I find your rant slightly insulting, off-topic, and lacks substantial information. "Learn Haskell because I say so." Why? No.
But let me do something you didn't do, which is to actually explain my position. Hybrid languages afford a flexibility and power not available to language puritans. It's very nice to have things first-class DSLs that don't rely on slow monad stacks, heterogeneous lists that don't rely on existential qualification, stateful programming that isn't a type system hack (do I really need to understand existential uninstantiated types to twiddle a bit in a vector?), first-class side-effects without monad stack weirdness (unsafe escapes don't count), Turing-complete macros at load time, inheritance and class qualification that isn't crippling and/or dependent on weird compiler extensions... In the course of learning Haskell I find myself banging my head against a type-system wall to do something that would be trivial in Clojure or Scala.
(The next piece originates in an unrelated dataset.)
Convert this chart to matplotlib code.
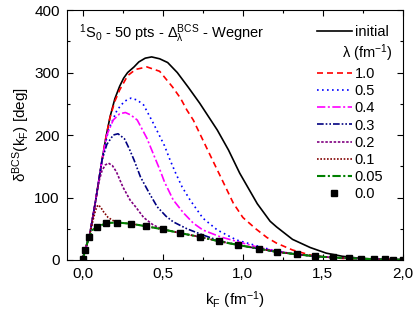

Now I like Haskell, but Clojure and even Scala offer very flexible and powerful defaults together with programming escape hatches anywhere you want them. This is very powerful. It's not clear how to have a similar in a strongly typed strict language. Monads and weird compiler extensions don't cut it.
Ah, the Haskell assumption that people who dislike Haskell's way of doing things just don't get it.
Why are you talking to me about Applicatives? Applicatives are easy. I'm not complaining about what the type system can do. I'm complaining about what it can't do. And it can't do a lot. For instance, it can't "safely" twiddle a bit in a vector without resorting to a compiler trick involving uninstantiable existentially typed monads. It can't produce DSLs that live outside the type straitjacket, so you get really complicated stuff, like the kudzu-like system of the Lens library, full of existential types and higher-rank types and restrictions, that still is not actually typesafe. And so on. I'm repeating myself already.
Monads and weird compiler extensions are not the same as a language that respects the programmer who wants to do something unusual. This is what I'm saying. Don't tell me about applicatives as a response. It's not a response, and it's insulting.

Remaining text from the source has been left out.